The hearing, both for leave and the merits, took less than fifteen minutes. “John Berthelsen was allowed to re-enter Malaysia if he wished. Justice Eusoffe released his grounds of decision within a week, as he was accustomed to. His judgement has stood the test of time as a legal classic in our law reports. But radical, the decision was not. Justice Eusoffe merely applied established Malaysian case law to the facts of the case.”
As Thomas writes, that case infuriated Mahathir even more, leading up to his eventual sacking of top members of the court. “For at least a year leading up to the suspension of Salleh Abas, Dr Mahathir conducted a campaign of public criticism of Justice Harun, who was unjustly vilified in the UMNO-controlled press. The Bar, civil society and opposition parties condemned Dr Mahathir for carrying out a smear campaign against Justice Harun,” he writes. The upshot, however, was that Mahathir destroyed the integrity of Malaysia’s until-then highly respected judicial system and turned the courts into nothing more than an arm of the government.
Presumably Mahathir would grow to rue that decision and his emasculating the press as well when Najib Razak, in his attempts keep Pakatan Harapan from electoral success 30 years later, sought to use both the law and the press to keep the opposition at bay.
“I have probably had more than fifty- one-to-one sessions with [Mahathir],” Thomas writes. “Yet I do not know the man. I am convinced that Tun’s habit of listening, rather than speaking, is partially not to show his hand or to share his thoughts. A mysterious politician and an enigmatic character accurately describe Tun.’ Mahathir, he writes, “had returned as a hero to save Malaysia from the greedy and dishonest clutches of Najib Razak. Tun ought to have acted as a statesman, unifying the different races.”
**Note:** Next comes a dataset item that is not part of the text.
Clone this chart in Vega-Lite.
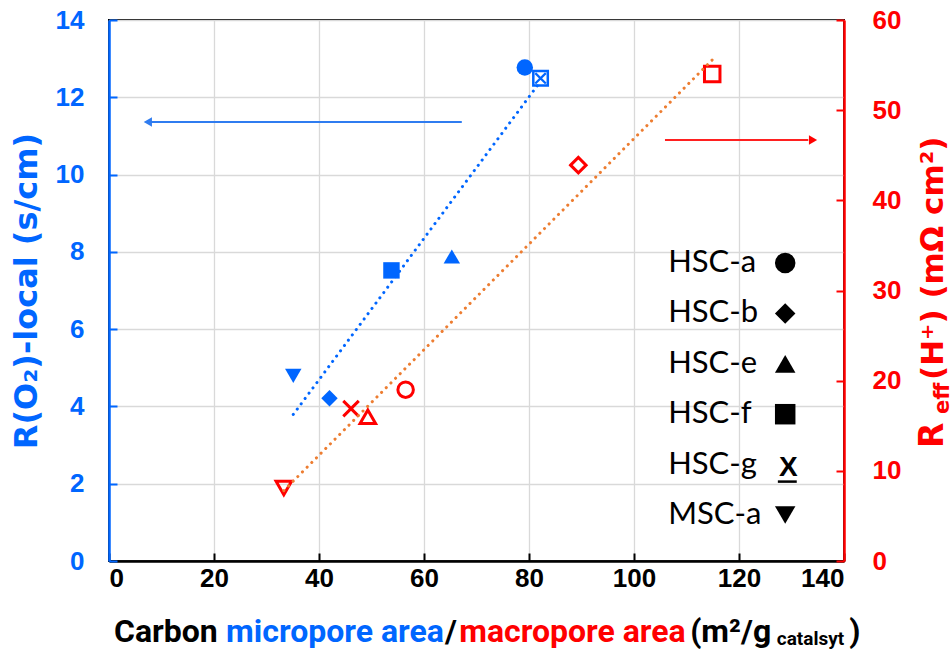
{
  "$schema": "https://vega.github.io/schema/vega-lite/v6.json",
  "width": 735,
  "height": 541,
  "autosize": {"type": "none"},
  "padding": {"left": 109, "top": 20, "right": 107, "bottom": 89},
  "background": "white",
  "config": {
    "view": {"stroke": "#000000", "strokeWidth": 2},
    "axis": {
      "labelFont": "Liberation Sans",
      "labelFontWeight": "bold",
      "labelFontSize": 26,
      "tickSize": -8,
      "tickWidth": 2,
      "domainWidth": 2.5,
      "gridColor": "#D9D9D9",
      "gridWidth": 1.3
    }
  },
  "datasets": {
    "samples": [
      {"sample": "HSC-a", "micro": 79.2, "ro2": 12.77, "macro": 56.5, "rh": 19.0},
      {"sample": "HSC-b", "micro": 42.0, "ro2": 4.21, "macro": 89.4, "rh": 43.9},
      {"sample": "HSC-e", "micro": 65.3, "ro2": 7.88, "macro": 49.3, "rh": 16.0},
      {"sample": "HSC-f", "micro": 53.8, "ro2": 7.52, "macro": 114.9, "rh": 54.0},
      {"sample": "HSC-g", "micro": 82.2, "ro2": 12.49, "macro": 46.1, "rh": 16.9},
      {"sample": "MSC-a", "micro": 35.1, "ro2": 4.79, "macro": 33.3, "rh": 8.1}
    ]
  },
  "layer": [
    {
      "layer": [
        {
          "data": {"name": "samples"},
          "transform": [{"filter": "datum.sample !== 'HSC-g'"}],
          "mark": {"type": "point", "filled": true, "opacity": 1, "size": 270, "color": "#0066FF"},
          "encoding": {
            "x": {
              "field": "micro", "type": "quantitative", "title": null,
              "scale": {"domain": [0, 140], "nice": false, "zero": false},
              "axis": {
                "values": [0, 20, 40, 60, 80, 100, 120, 140],
                "grid": true,
                "labelColor": "#000000",
                "domainColor": "#000000",
                "tickColor": "#000000",
                "labelPadding": 12,
                "title": null
              }
            },
            "y": {
              "field": "ro2", "type": "quantitative",
              "scale": {"domain": [0, 14], "nice": false, "zero": false},
              "axis": {
                "orient": "left",
                "values": [0, 2, 4, 6, 8, 10, 12, 14],
                "grid": true,
                "labelColor": "#0066FF",
                "domainColor": "#0066FF",
                "tickColor": "#0066FF",
                "labelPadding": 33,
                "title": "R(O₂)-local (s/cm)",
                "titleColor": "#0066FF",
                "titleFont": "DejaVu Sans",
                "titleFontSize": 32,
                "titleFontWeight": "bold",
                "titlePadding": 12
              }
            },
            "shape": {
              "field": "sample", "type": "nominal", "legend": null,
              "scale": {
                "domain": ["HSC-a", "HSC-b", "HSC-e", "HSC-f", "HSC-g", "MSC-a"],
                "range": ["circle", "diamond", "triangle-up", "square", "M-1,-1L1,1M1,-1L-1,1", "triangle-down"]
              }
            }
          }
        },
        {
          "data": {"name": "samples"},
          "transform": [{"filter": "datum.sample === 'HSC-g'"}],
          "mark": {"type": "point", "shape": "square", "filled": false, "opacity": 1, "size": 210, "strokeWidth": 2.5, "color": "#0066FF"},
          "encoding": {
            "x": {"field": "micro", "type": "quantitative", "title": null},
            "y": {"field": "ro2", "type": "quantitative"}
          }
        },
        {
          "data": {"name": "samples"},
          "transform": [{"filter": "datum.sample === 'HSC-g'"}],
          "mark": {"type": "point", "shape": "M-1,-1L1,1M1,-1L-1,1", "filled": false, "opacity": 1, "size": 110, "strokeWidth": 2.2, "color": "#0066FF"},
          "encoding": {
            "x": {"field": "micro", "type": "quantitative", "title": null},
            "y": {"field": "ro2", "type": "quantitative"}
          }
        },
        {
          "data": {"name": "samples"},
          "transform": [{"regression": "ro2", "on": "micro"}],
          "mark": {"type": "line", "color": "#0066FF", "strokeWidth": 3, "strokeDash": [0.1, 6.5], "strokeCap": "round"},
          "encoding": {
            "x": {"field": "micro", "type": "quantitative", "title": null},
            "y": {"field": "ro2", "type": "quantitative"}
          }
        },
        {
          "data": {"values": [{}]},
          "mark": {"type": "rule", "color": "#2F7CF0", "strokeWidth": 2},
          "encoding": {"x": {"datum": 7.6}, "x2": {"datum": 67.2}, "y": {"datum": 11.36}}
        },
        {
          "data": {"values": [{}]},
          "mark": {"type": "point", "shape": "triangle-left", "filled": true, "opacity": 1, "size": 90, "color": "#2F7CF0"},
          "encoding": {"x": {"datum": 7.4}, "y": {"datum": 11.36}}
        },
        {
          "data": {"values": [{}]},
          "mark": {"type": "text", "text": "Carbon", "align": "left", "baseline": "alphabetic", "font": "Roboto", "fontSize": 32, "fontWeight": "bold", "color": "#000000"},
          "encoding": {"x": {"datum": 0.95}, "y": {"datum": -2.1}}
        },
        {
          "data": {"values": [{}]},
          "mark": {"type": "text", "text": "micropore area", "align": "left", "baseline": "alphabetic", "font": "Roboto", "fontSize": 32, "fontWeight": "bold", "color": "#0066FF"},
          "encoding": {"x": {"datum": 22.3}, "y": {"datum": -2.1}}
        },
        {
          "data": {"values": [{}]},
          "mark": {"type": "text", "text": "/", "align": "left", "baseline": "alphabetic", "font": "Roboto", "fontSize": 32, "fontWeight": "bold", "color": "#000000"},
          "encoding": {"x": {"datum": 64.0}, "y": {"datum": -2.1}}
        },
        {
          "data": {"values": [{}]},
          "mark": {"type": "text", "text": "macropore area", "align": "left", "baseline": "alphabetic", "font": "Roboto", "fontSize": 32, "fontWeight": "bold", "color": "#FF0000"},
          "encoding": {"x": {"datum": 66.7}, "y": {"datum": -2.1}}
        },
        {
          "data": {"values": [{}]},
          "mark": {"type": "text", "text": "(m²/g", "align": "left", "baseline": "alphabetic", "font": "Roboto", "fontSize": 32, "fontWeight": "bold", "color": "#000000"},
          "encoding": {"x": {"datum": 110.7}, "y": {"datum": -2.1}}
        },
        {
          "data": {"values": [{}]},
          "mark": {"type": "text", "text": "catalsyt", "align": "left", "baseline": "alphabetic", "font": "Roboto", "fontSize": 19, "fontWeight": "bold", "color": "#000000"},
          "encoding": {"x": {"datum": 127.2}, "y": {"datum": -2.17}}
        },
        {
          "data": {"values": [{}]},
          "mark": {"type": "text", "text": ")", "align": "left", "baseline": "alphabetic", "font": "Roboto", "fontSize": 32, "fontWeight": "bold", "color": "#000000"},
          "encoding": {"x": {"datum": 141.0}, "y": {"datum": -2.1}}
        }
      ]
    },
    {
      "layer": [
        {
          "data": {"name": "samples"},
          "mark": {"type": "point", "filled": false, "opacity": 1, "size": 240, "strokeWidth": 3, "color": "#FF0000"},
          "encoding": {
            "x": {"field": "macro", "type": "quantitative", "title": null},
            "y": {
              "field": "rh", "type": "quantitative",
              "scale": {"domain": [0, 60], "nice": false, "zero": false},
              "axis": {
                "orient": "right",
                "values": [0, 10, 20, 30, 40, 50, 60],
                "grid": false,
                "labelColor": "#FF0000",
                "domainColor": "#FF0000",
                "tickColor": "#FF0000",
                "labelPadding": 36,
                "title": null
              }
            },
            "shape": {"field": "sample", "type": "nominal", "legend": null}
          }
        },
        {
          "data": {"name": "samples"},
          "transform": [{"regression": "rh", "on": "macro"}],
          "mark": {"type": "line", "color": "#ED7D31", "strokeWidth": 3, "strokeDash": [0.1, 6.5], "strokeCap": "round"},
          "encoding": {
            "x": {"field": "macro", "type": "quantitative", "title": null},
            "y": {"field": "rh", "type": "quantitative", "title": null}
          }
        },
        {
          "data": {"values": [{}]},
          "mark": {"type": "rule", "color": "#FF2020", "strokeWidth": 2},
          "encoding": {"x": {"datum": 105.9}, "x2": {"datum": 133.2}, "y": {"datum": 46.69}}
        },
        {
          "data": {"values": [{}]},
          "mark": {"type": "point", "shape": "triangle-right", "filled": true, "opacity": 1, "size": 90, "color": "#FF0000"},
          "encoding": {"x": {"datum": 134.1}, "y": {"datum": 46.69}}
        },
        {
          "data": {"values": [{}]},
          "mark": {"type": "text", "text": "R", "angle": 270, "align": "left", "baseline": "alphabetic", "font": "DejaVu Sans", "fontSize": 33, "fontWeight": "bold", "color": "#FF0000"},
          "encoding": {"x": {"datum": 158.9}, "y": {"datum": 12.53}}
        },
        {
          "data": {"values": [{}]},
          "mark": {"type": "text", "text": "eff", "angle": 270, "align": "left", "baseline": "alphabetic", "font": "DejaVu Sans", "fontSize": 21, "fontWeight": "bold", "color": "#FF0000"},
          "encoding": {"x": {"datum": 160.0}, "y": {"datum": 16.3}}
        },
        {
          "data": {"values": [{}]},
          "mark": {"type": "text", "text": "(H⁺) (mΩ cm²)", "angle": 270, "align": "left", "baseline": "alphabetic", "font": "DejaVu Sans", "fontSize": 31, "fontWeight": "bold", "color": "#FF0000"},
          "encoding": {"x": {"datum": 158.9}, "y": {"datum": 20.07}}
        }
      ]
    },
    {
      "layer": [
        {
          "data": {"name": "samples"},
          "mark": {"type": "text", "align": "left", "baseline": "middle", "font": "Lato", "fontSize": 31, "color": "#000000"},
          "encoding": {
            "x": {"datum": 106.5},
            "y": {
              "field": "sample", "type": "ordinal", "axis": null,
              "scale": {"domain": ["HSC-a", "HSC-b", "HSC-e", "HSC-f", "HSC-g", "MSC-a"], "range": [217.8, 520.2]}
            },
            "text": {"field": "sample"}
          }
        },
        {
          "data": {"name": "samples"},
          "transform": [{"filter": "datum.sample !== 'HSC-g'"}],
          "mark": {"type": "point", "filled": true, "opacity": 1, "size": 420, "color": "#000000"},
          "encoding": {
            "x": {"datum": 128.8},
            "y": {"field": "sample", "type": "ordinal", "axis": null},
            "shape": {"field": "sample", "type": "nominal", "legend": null}
          }
        },
        {
          "data": {"values": [{}]},
          "mark": {"type": "text", "text": "X", "align": "center", "baseline": "middle", "dy": 3, "font": "Liberation Sans", "fontSize": 28, "fontWeight": "bold", "color": "#000000"},
          "encoding": {"x": {"datum": 129.4}, "y": {"datum": "HSC-g", "type": "ordinal", "axis": null}}
        },
        {
          "data": {"values": [{}]},
          "mark": {"type": "rule", "color": "#000000", "strokeWidth": 2.5, "yOffset": 17},
          "encoding": {"x": {"datum": 127.4}, "x2": {"datum": 131.0}, "y": {"datum": "HSC-g", "type": "ordinal", "axis": null}}
        }
      ]
    }
  ],
  "resolve": {"scale": {"y": "independent"}}
}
He didn’t do it. Nor did he push to reform crucially repressive laws whose repeal was called for in the Pakatan Harapan manifesto presented to the voters in 2018. “If ever there was a case of a missed opportunity for law reform, it was the failure of the PH government to repeal these oppressive provisions. An apology is owed to the people of Malaysia. I express regret for my role in not accomplishing this objective. These laws were not repealed simply because there was insufficient political will on the part of the PH cabinet. Those advocating repeal were not clear in their minds as to what they wished to achieve, and how.”
If evidence was ever required for the quip often uttered, he said, “that a society gets the laws it deserved, certainly influential segments of Malaysian society did not act with sufficient diligence to repeal the oppressive provisions of these two Acts. We have no one to blame but ourselves.” There is plenty of blame to be apportioned. Mahathir and the merry Pakatan Harapan band wrecked the chance for reform totally. Now a new thug is attempting to consolidate power, to the country’s detriment.